Rows:
######
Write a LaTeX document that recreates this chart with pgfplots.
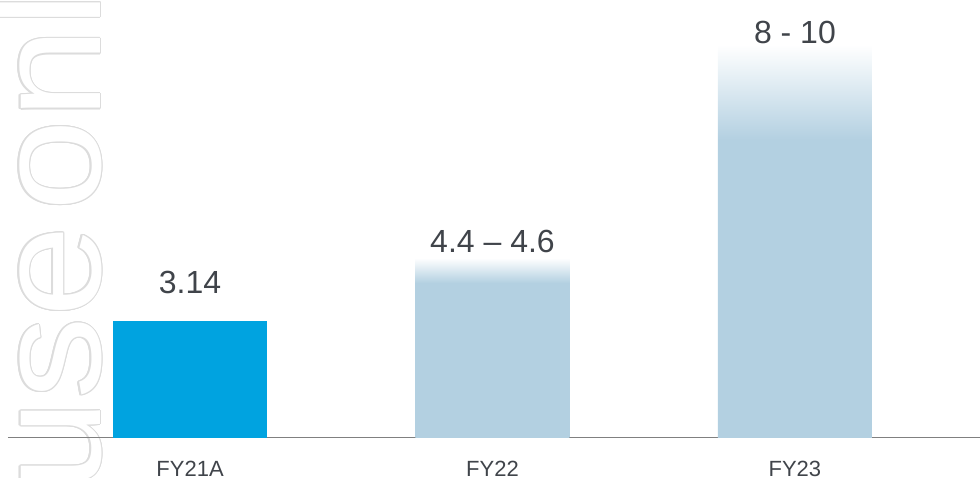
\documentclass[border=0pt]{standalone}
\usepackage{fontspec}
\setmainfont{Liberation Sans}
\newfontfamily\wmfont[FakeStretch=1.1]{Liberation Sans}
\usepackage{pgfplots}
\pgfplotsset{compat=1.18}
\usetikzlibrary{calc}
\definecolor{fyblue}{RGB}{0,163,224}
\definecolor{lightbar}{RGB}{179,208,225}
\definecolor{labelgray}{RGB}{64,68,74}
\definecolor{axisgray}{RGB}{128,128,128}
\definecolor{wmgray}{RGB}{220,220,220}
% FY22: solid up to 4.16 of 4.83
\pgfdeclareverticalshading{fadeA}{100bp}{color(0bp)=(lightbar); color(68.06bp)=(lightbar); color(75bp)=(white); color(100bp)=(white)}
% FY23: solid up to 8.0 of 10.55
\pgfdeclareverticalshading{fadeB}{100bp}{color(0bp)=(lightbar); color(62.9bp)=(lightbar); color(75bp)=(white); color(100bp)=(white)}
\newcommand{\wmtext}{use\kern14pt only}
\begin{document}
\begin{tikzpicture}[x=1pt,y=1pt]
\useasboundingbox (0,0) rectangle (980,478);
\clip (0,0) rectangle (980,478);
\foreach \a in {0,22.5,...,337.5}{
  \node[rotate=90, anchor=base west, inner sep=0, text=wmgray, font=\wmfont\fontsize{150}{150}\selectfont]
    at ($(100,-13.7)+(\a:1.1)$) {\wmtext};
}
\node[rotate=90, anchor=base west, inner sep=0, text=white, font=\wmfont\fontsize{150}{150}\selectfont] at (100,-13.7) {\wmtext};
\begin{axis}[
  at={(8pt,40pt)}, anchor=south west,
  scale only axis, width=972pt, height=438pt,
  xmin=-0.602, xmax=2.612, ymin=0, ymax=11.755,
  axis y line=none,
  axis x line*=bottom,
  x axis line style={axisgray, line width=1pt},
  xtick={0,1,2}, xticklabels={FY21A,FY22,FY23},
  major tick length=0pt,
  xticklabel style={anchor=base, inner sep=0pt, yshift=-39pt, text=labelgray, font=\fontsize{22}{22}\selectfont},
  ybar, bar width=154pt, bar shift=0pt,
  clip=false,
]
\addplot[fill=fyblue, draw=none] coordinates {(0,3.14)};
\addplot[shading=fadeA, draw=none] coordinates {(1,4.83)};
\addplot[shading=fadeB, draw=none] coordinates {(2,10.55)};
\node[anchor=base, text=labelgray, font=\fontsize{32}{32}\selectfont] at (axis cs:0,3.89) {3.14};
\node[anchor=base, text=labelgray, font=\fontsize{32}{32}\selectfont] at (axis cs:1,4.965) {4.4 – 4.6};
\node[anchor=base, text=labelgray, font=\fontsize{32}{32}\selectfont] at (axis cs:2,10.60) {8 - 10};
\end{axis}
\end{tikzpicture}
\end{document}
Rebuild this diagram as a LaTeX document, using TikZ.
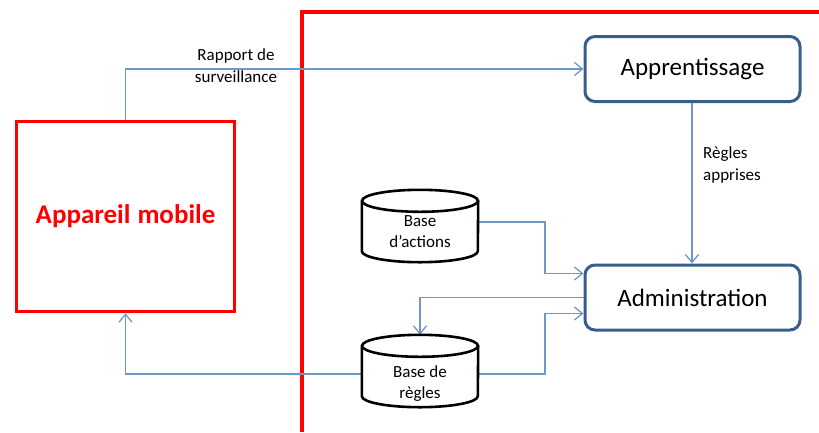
######
Task to complete: Every line is to be duplicated exactly, though pictures stay out.

The solution:
Write a LaTeX document that recreates this chart with pgfplots.
\documentclass[border=0pt]{standalone}
\usepackage{fontspec}
\setmainfont{Liberation Sans}
\newfontfamily\wmfont[FakeStretch=1.1]{Liberation Sans}
\usepackage{pgfplots}
\pgfplotsset{compat=1.18}
\usetikzlibrary{calc}
\definecolor{fyblue}{RGB}{0,163,224}
\definecolor{lightbar}{RGB}{179,208,225}
\definecolor{labelgray}{RGB}{64,68,74}
\definecolor{axisgray}{RGB}{128,128,128}
\definecolor{wmgray}{RGB}{220,220,220}
% FY22: solid up to 4.16 of 4.83
\pgfdeclareverticalshading{fadeA}{100bp}{color(0bp)=(lightbar); color(68.06bp)=(lightbar); color(75bp)=(white); color(100bp)=(white)}
% FY23: solid up to 8.0 of 10.55
\pgfdeclareverticalshading{fadeB}{100bp}{color(0bp)=(lightbar); color(62.9bp)=(lightbar); color(75bp)=(white); color(100bp)=(white)}
\newcommand{\wmtext}{use\kern14pt only}
\begin{document}
\begin{tikzpicture}[x=1pt,y=1pt]
\useasboundingbox (0,0) rectangle (980,478);
\clip (0,0) rectangle (980,478);
\foreach \a in {0,22.5,...,337.5}{
  \node[rotate=90, anchor=base west, inner sep=0, text=wmgray, font=\wmfont\fontsize{150}{150}\selectfont]
    at ($(100,-13.7)+(\a:1.1)$) {\wmtext};
}
\node[rotate=90, anchor=base west, inner sep=0, text=white, font=\wmfont\fontsize{150}{150}\selectfont] at (100,-13.7) {\wmtext};
\begin{axis}[
  at={(8pt,40pt)}, anchor=south west,
  scale only axis, width=972pt, height=438pt,
  xmin=-0.602, xmax=2.612, ymin=0, ymax=11.755,
  axis y line=none,
  axis x line*=bottom,
  x axis line style={axisgray, line width=1pt},
  xtick={0,1,2}, xticklabels={FY21A,FY22,FY23},
  major tick length=0pt,
  xticklabel style={anchor=base, inner sep=0pt, yshift=-39pt, text=labelgray, font=\fontsize{22}{22}\selectfont},
  ybar, bar width=154pt, bar shift=0pt,
  clip=false,
]
\addplot[fill=fyblue, draw=none] coordinates {(0,3.14)};
\addplot[shading=fadeA, draw=none] coordinates {(1,4.83)};
\addplot[shading=fadeB, draw=none] coordinates {(2,10.55)};
\node[anchor=base, text=labelgray, font=\fontsize{32}{32}\selectfont] at (axis cs:0,3.89) {3.14};
\node[anchor=base, text=labelgray, font=\fontsize{32}{32}\selectfont] at (axis cs:1,4.965) {4.4 – 4.6};
\node[anchor=base, text=labelgray, font=\fontsize{32}{32}\selectfont] at (axis cs:2,10.60) {8 - 10};
\end{axis}
\end{tikzpicture}
\end{document}
Rebuild this diagram as a LaTeX document, using TikZ.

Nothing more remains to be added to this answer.